- Directed by: Julie Dash
- Produced by: Winfred Tennison
- Starring: Linda Martina Young
- Cinematography: Robert Maxwell
- Music by: Nina Simone
- Release date: 1975;
- Running time: 8 minutes
- Country: United States

= Four Women (1975 film) =

Four Women is a 1975 short experimental film produced and directed by Julie Dash featuring music by Nina Simone.

==Summary==
Dancer Linda Martina Young captures the spirit of four women: Aunt Sarah, Saffronia, Sweet Thing and Peaches to the Nina Simone ballad "Four Women". The women represent stereotypes of black women as they attempt to survive in America.

==Production==
Linda Martina Young choreographed the dance performance, which Dash refers to as a "choreopoem".

The film is celebrated as one of the first experimental films by a black woman filmmaker.

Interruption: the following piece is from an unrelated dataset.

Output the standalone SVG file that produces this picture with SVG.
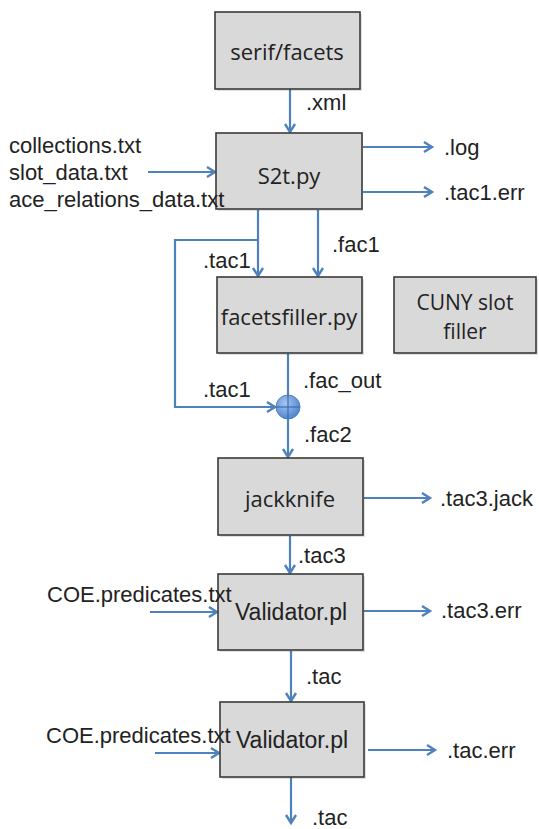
<svg xmlns="http://www.w3.org/2000/svg" width="539" height="829" viewBox="0 0 539 829">
<style>
.box{fill:#d9d9d9;stroke:#3a3a3a;stroke-width:1.6}
.shadow{fill:#000;opacity:0.12}
.bl{font-family:"Open Sans","Noto Sans",sans-serif;font-size:22px;fill:#222;text-anchor:middle}
.lb{font-family:"Liberation Sans",Arial,sans-serif;font-size:22px;fill:#222}
.vl{font-family:"Liberation Sans",Arial,sans-serif;font-size:23px;fill:#222;text-anchor:middle}
.c{fill:none;stroke:#4f81bd;stroke-width:2.2}
.a{marker-end:url(#ah)}
</style>
<defs>
<marker id="ah" markerUnits="userSpaceOnUse" markerWidth="14" markerHeight="14" refX="11" refY="7" orient="auto">
<path d="M3,2 L11,7 L3,12" fill="none" stroke="#4f81bd" stroke-width="2.4" stroke-linejoin="miter"/>
</marker>
<radialGradient id="cg" cx="0.4" cy="0.35" r="0.7">
<stop offset="0" stop-color="#a9c6ee"/>
<stop offset="1" stop-color="#4a80cc"/>
</radialGradient>
</defs>

<g id="connectors">
<line class="c a" x1="290" y1="89" x2="290" y2="132"/>
<line class="c a" x1="148" y1="172" x2="215" y2="172"/>
<line class="c a" x1="363" y1="147" x2="432" y2="147"/>
<line class="c a" x1="363" y1="192" x2="432" y2="192"/>
<line class="c a" x1="258" y1="210" x2="258" y2="276"/>
<line class="c a" x1="318" y1="210" x2="318" y2="276"/>
<polyline class="c a" points="258,240 175,240 175,407 275,407"/>
<line class="c" x1="288" y1="354" x2="288" y2="395"/>
<line class="c a" x1="288" y1="419" x2="288" y2="457"/>
<line class="c a" x1="364" y1="498" x2="430" y2="498"/>
<line class="c a" x1="290" y1="536" x2="290" y2="573"/>
<line class="c a" x1="150" y1="612" x2="217" y2="612"/>
<line class="c a" x1="364" y1="611" x2="430" y2="611"/>
<line class="c a" x1="291" y1="651" x2="291" y2="701"/>
<line class="c a" x1="155" y1="753" x2="219" y2="753"/>
<line class="c a" x1="368" y1="750" x2="435" y2="750"/>
<line class="c a" x1="291" y1="773" x2="291" y2="823"/>
</g>

<g id="serif-facets">
<rect class="shadow" x="217" y="14" width="145" height="77"/>
<rect class="box" x="215" y="12" width="145" height="77"/>
<text class="bl" x="287" y="60">serif/facets</text>
</g>
<g id="s2t">
<rect class="shadow" x="218" y="135" width="145" height="76"/>
<rect class="box" x="216" y="133" width="146" height="76"/>
<text class="bl" x="289" y="184">S2t.py</text>
</g>
<g id="facetsfiller">
<rect class="shadow" x="219" y="279" width="145" height="76"/>
<rect class="box" x="217" y="277" width="145" height="76"/>
<text class="bl" x="289" y="325">facetsfiller.py</text>
</g>
<g id="cuny">
<rect class="shadow" x="396" y="279" width="142" height="76"/>
<rect class="box" x="394" y="277" width="142" height="76"/>
<text class="bl" x="465" y="310" style="font-size:21px">CUNY slot</text>
<text class="bl" x="465" y="339" style="font-size:21px">filler</text>
</g>
<g id="junction">
<circle cx="288" cy="407" r="12" fill="url(#cg)" stroke="#4f81bd" stroke-width="1"/>
<line x1="276" y1="407" x2="300" y2="407" stroke="#3a6db5" stroke-width="1.2"/>
<line x1="288" y1="395" x2="288" y2="419" stroke="#3a6db5" stroke-width="1.2"/>
</g>
<g id="jackknife">
<rect class="shadow" x="220" y="460" width="145" height="77"/>
<rect class="box" x="218" y="458" width="145" height="77"/>
<text class="bl" x="290" y="507">jackknife</text>
</g>
<g id="validator1">
<rect class="shadow" x="220" y="576" width="145" height="76"/>
<rect class="box" x="218" y="574" width="145" height="76"/>
<text class="vl" x="291" y="620">Validator.pl</text>
</g>
<g id="validator2">
<rect class="shadow" x="222" y="704" width="144" height="75"/>
<rect class="box" x="220" y="702" width="144" height="75"/>
<text class="vl" x="292" y="748">Validator.pl</text>
</g>

<g id="labels">
<text class="lb" x="306" y="110">.xml</text>
<text class="lb" x="9" y="153">collections.txt</text>
<text class="lb" x="9" y="180">slot_data.txt</text>
<text class="lb" x="9" y="207">ace_relations_data.txt</text>
<text class="lb" x="444" y="155">.log</text>
<text class="lb" x="444" y="200">.tac1.err</text>
<text class="lb" x="332" y="252">.fac1</text>
<text class="lb" x="203" y="268">.tac1</text>
<text class="lb" x="303" y="388">.fac_out</text>
<text class="lb" x="203" y="397">.tac1</text>
<text class="lb" x="304" y="442">.fac2</text>
<text class="lb" x="440" y="506">.tac3.jack</text>
<text class="lb" x="298" y="563">.tac3</text>
<text class="lb" x="47" y="602">COE.predicates.txt</text>
<text class="lb" x="441" y="618">.tac3.err</text>
<text class="lb" x="306" y="684">.tac</text>
<text class="lb" x="46" y="743">COE.predicates.txt</text>
<text class="lb" x="447" y="758">.tac.err</text>
<text class="lb" x="312" y="825">.tac</text>
</g>
</svg>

The film, unlike others that portrayed the positive aspects of black womanhood, explored the negative realities many black women face in America.

==Restoration==
In addition to the original 16mm rolls, a new print was created from the color negative A/B rolls and original track negative.

===Screenings===
- Cinema Remixed and Reloaded Exhibit, Spelman College Museum of Fine Art, 2007
- One Way or Another: Black Women's Cinema, BAMcinematek, 2016
- L.A. Rebellion: Creating a New Black Cinema Exhibit
- We Wanted a Revolution: :Black Radical Women, 1965-1985, Brooklyn Museum, 2017.